:: Given data ::
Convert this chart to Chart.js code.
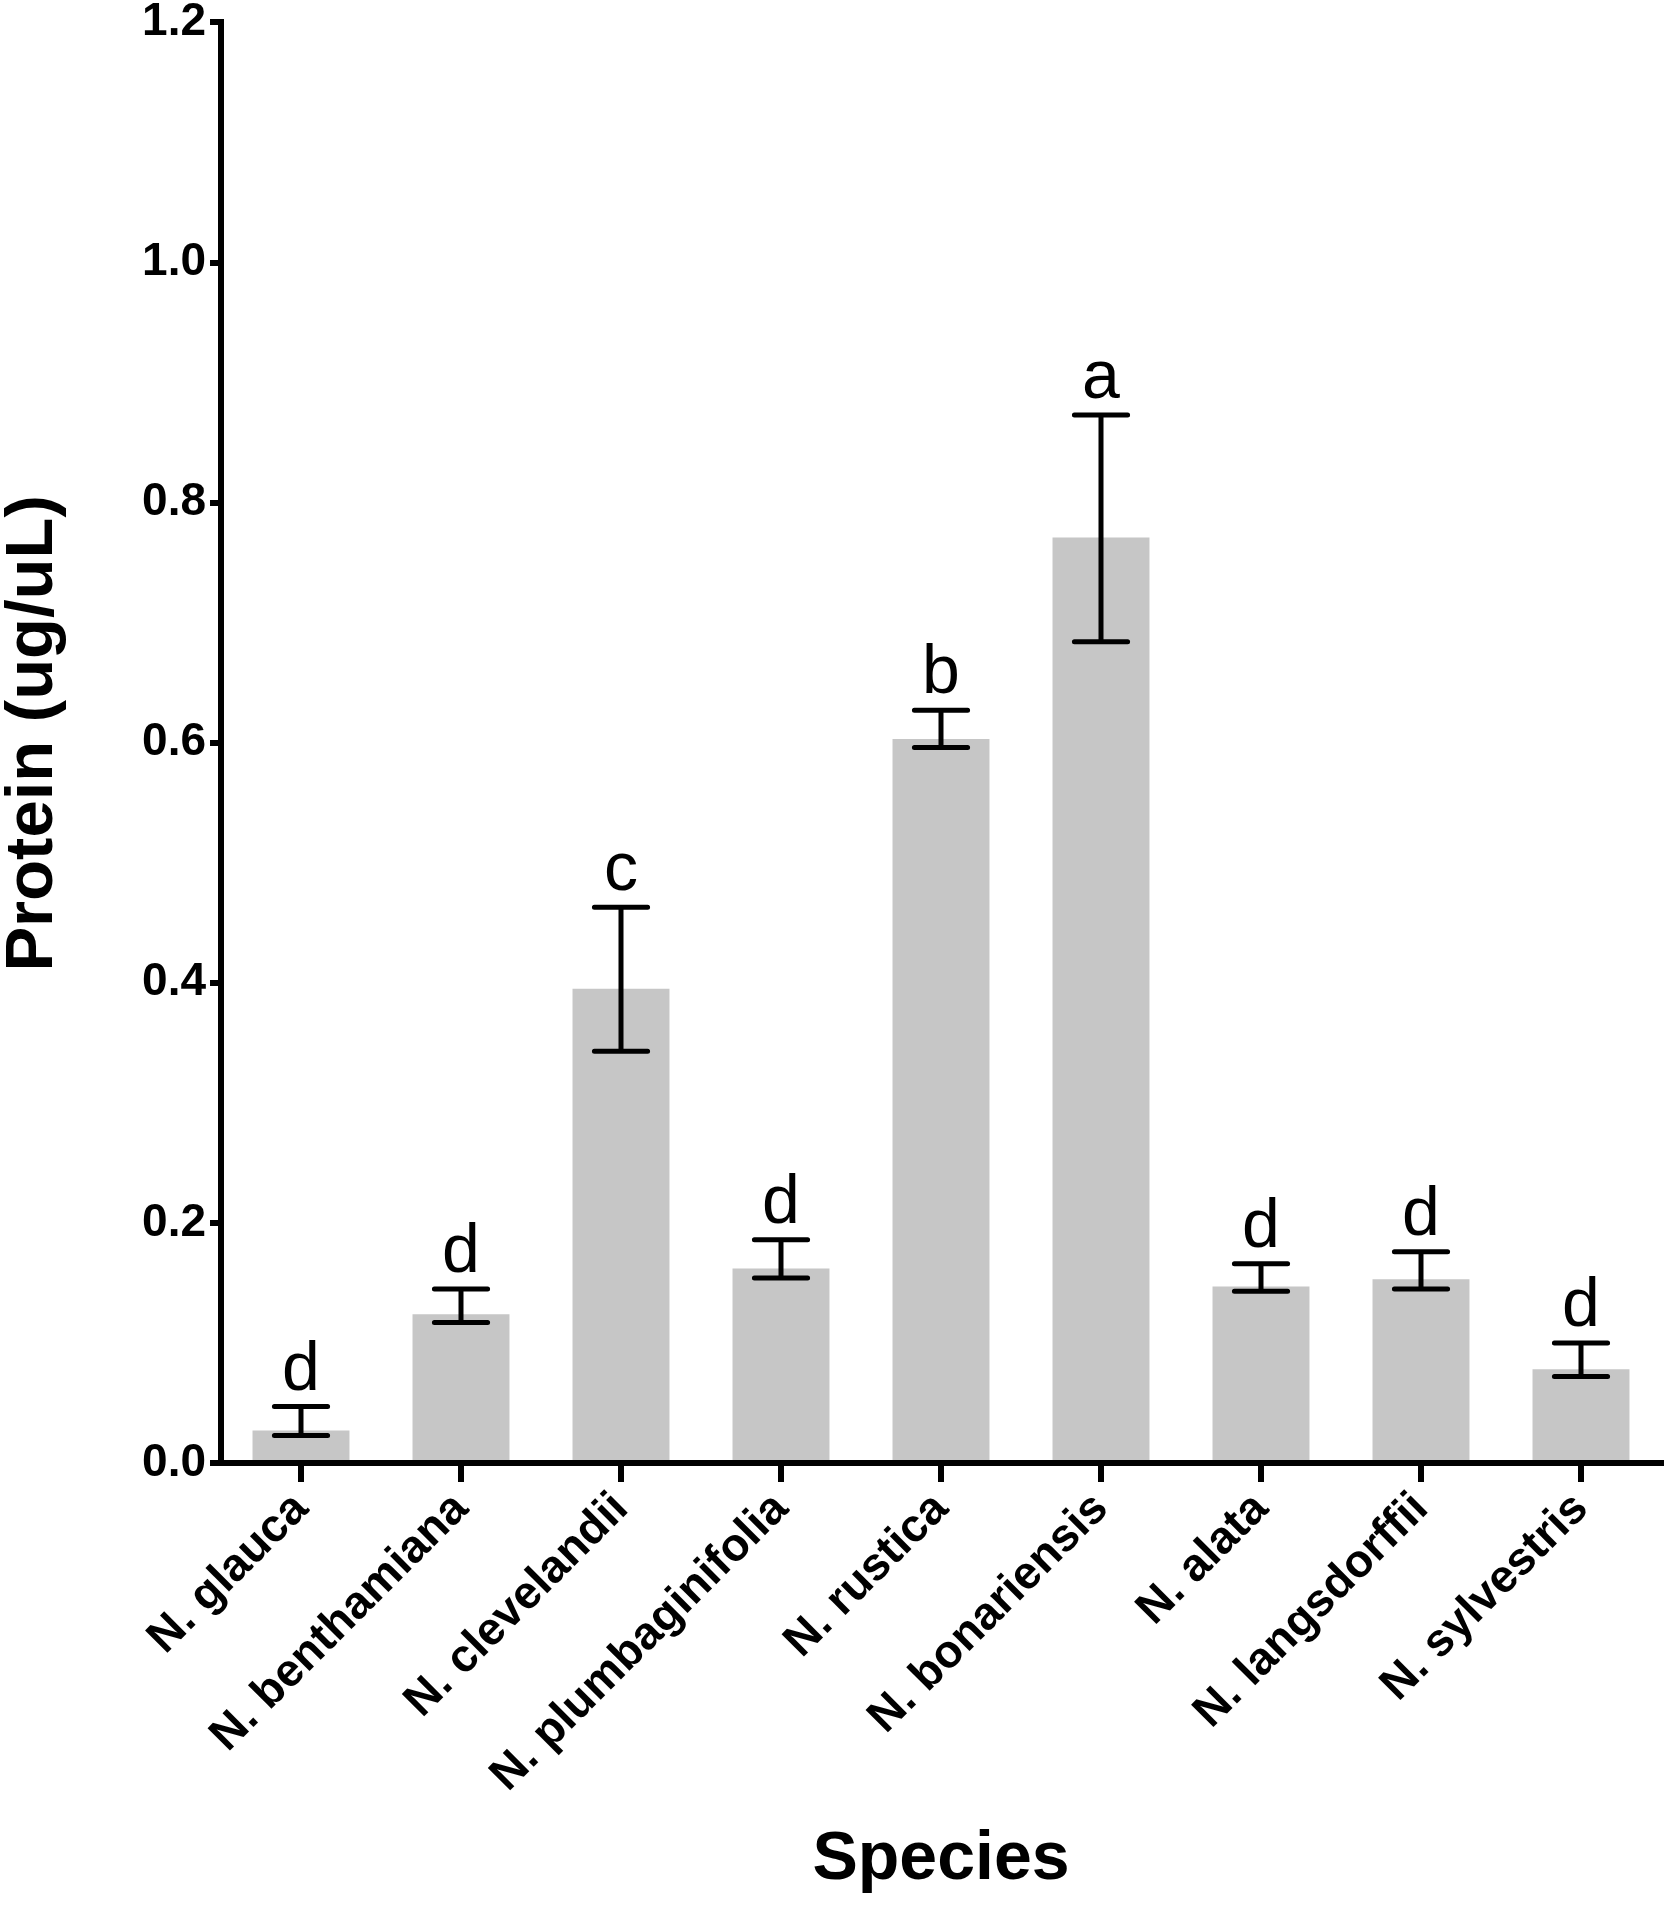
<!DOCTYPE html>
<html>
<head>
<meta charset="utf-8">
<script src="https://cdn.jsdelivr.net/npm/chart.js@4.4.1/dist/chart.umd.min.js"></script>
<style>
html,body{margin:0;padding:0;background:#ffffff;}
#wrap{width:1669px;height:1909px;position:relative;}
</style>
</head>
<body>
<div id="wrap"><canvas id="c" width="1669" height="1909"></canvas></div>
<script>
const categories = ['N. glauca', 'N. benthamiana', 'N. clevelandii', 'N. plumbaginifolia', 'N. rustica', 'N. bonariensis', 'N. alata', 'N. langsdorffii', 'N. sylvestris'];
const means   = [0.027, 0.124, 0.395, 0.162, 0.603, 0.771, 0.147, 0.153, 0.078];
const errLow  = [0.023, 0.117, 0.343, 0.154, 0.596, 0.684, 0.143, 0.145, 0.072];
const errHigh = [0.047, 0.145, 0.463, 0.186, 0.627, 0.873, 0.166, 0.176, 0.100];
const letters = ['d', 'd', 'c', 'd', 'b', 'a', 'd', 'd', 'd'];
const yMin = 0, yMax = 1.2, yStep = 0.2;
const yTitle = ' Protein (ug/uL)';
const xTitle = 'Species';

const FONT = '"Liberation Sans", Arial, Helvetica, sans-serif';

const errorBarPlugin = {
  id: 'errorBars',
  afterDatasetsDraw(chart) {
    const ctx = chart.ctx;
    const xs = chart.scales.x, ys = chart.scales.y;
    const meta = chart.getDatasetMeta(0);
    ctx.save();
    ctx.strokeStyle = '#000';
    ctx.fillStyle = '#000';
    ctx.lineWidth = 5;
    categories.forEach((c, i) => {
      const cx = xs.getPixelForValue(i);
      const bw = meta.data[i].width;
      const half = bw * 0.3 - 2.5;
      const yl = ys.getPixelForValue(errLow[i]);
      const yh = ys.getPixelForValue(errHigh[i]);
      ctx.lineCap = 'butt';
      ctx.beginPath();
      ctx.moveTo(cx, yl);
      ctx.lineTo(cx, yh);
      ctx.stroke();
      ctx.lineCap = 'round';
      ctx.beginPath();
      ctx.moveTo(cx - half, yl); ctx.lineTo(cx + half, yl);
      ctx.moveTo(cx - half, yh); ctx.lineTo(cx + half, yh);
      ctx.stroke();
      ctx.font = '68px ' + FONT;
      ctx.textAlign = 'center';
      ctx.textBaseline = 'alphabetic';
      ctx.fillText(letters[i], cx, yh - 17);
    });
    ctx.restore();
  }
};

new Chart(document.getElementById('c'), {
  type: 'bar',
  data: {
    labels: categories,
    datasets: [{
      data: means,
      backgroundColor: 'rgb(198,198,198)',
      borderWidth: 0,
      barPercentage: 0.606,
      categoryPercentage: 1.0
    }]
  },
  options: {
    responsive: false,
    devicePixelRatio: 1,
    animation: false,
    layout: { padding: { top: 20, right: 8, left: 0, bottom: 0 } },
    plugins: { legend: { display: false }, tooltip: { enabled: false } },
    scales: {
      x: {
        offset: true,
        grid: { display: true, offset: false, drawOnChartArea: false, drawTicks: true, tickLength: 19, tickWidth: 6, tickColor: '#000', color: '#000', lineWidth: 6 },
        border: { display: true, color: '#000', width: 6 },
        ticks: { autoSkip: false, minRotation: 45, maxRotation: 45, padding: 0, color: '#000', font: { family: FONT, size: 46, weight: 'bold' } },
        title: { display: true, text: xTitle, color: '#000', font: { family: FONT, size: 68, weight: 'bold', lineHeight: 1 }, padding: { top: 0, bottom: 15 } },
        afterFit(scale) { scale.height = 446; }
      },
      y: {
        min: yMin, max: yMax,
        grid: { display: true, drawOnChartArea: false, drawTicks: true, tickLength: 11, tickWidth: 6, tickColor: '#000', color: '#000', lineWidth: 6 },
        border: { display: true, color: '#000', width: 6 },
        ticks: { stepSize: yStep, padding: 4, color: '#000', font: { family: FONT, size: 46, weight: 'bold', lineHeight: 0.8 }, callback: v => Number(v).toFixed(1) },
        title: { display: true, text: yTitle, color: '#000', font: { family: FONT, size: 67, weight: 'bold', lineHeight: 1 }, padding: { top: 0, bottom: 0 } },
        afterFit(scale) { scale.width = 221; }
      }
    }
  },
  plugins: [errorBarPlugin]
});
</script>
</body>
</html>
:::
(What to do) Starting at the first line of the material, output exactly the lines up to and including the one with "Arial, Helvetica, sans-serif';". Do not include the pictures.

(Response below)
Convert this chart to Chart.js code.
<!DOCTYPE html>
<html>
<head>
<meta charset="utf-8">
<script src="https://cdn.jsdelivr.net/npm/chart.js@4.4.1/dist/chart.umd.min.js"></script>
<style>
html,body{margin:0;padding:0;background:#ffffff;}
#wrap{width:1669px;height:1909px;position:relative;}
</style>
</head>
<body>
<div id="wrap"><canvas id="c" width="1669" height="1909"></canvas></div>
<script>
const categories = ['N. glauca', 'N. benthamiana', 'N. clevelandii', 'N. plumbaginifolia', 'N. rustica', 'N. bonariensis', 'N. alata', 'N. langsdorffii', 'N. sylvestris'];
const means   = [0.027, 0.124, 0.395, 0.162, 0.603, 0.771, 0.147, 0.153, 0.078];
const errLow  = [0.023, 0.117, 0.343, 0.154, 0.596, 0.684, 0.143, 0.145, 0.072];
const errHigh = [0.047, 0.145, 0.463, 0.186, 0.627, 0.873, 0.166, 0.176, 0.100];
const letters = ['d', 'd', 'c', 'd', 'b', 'a', 'd', 'd', 'd'];
const yMin = 0, yMax = 1.2, yStep = 0.2;
const yTitle = ' Protein (ug/uL)';
const xTitle = 'Species';

const FONT = '"Liberation Sans", Arial, Helvetica, sans-serif';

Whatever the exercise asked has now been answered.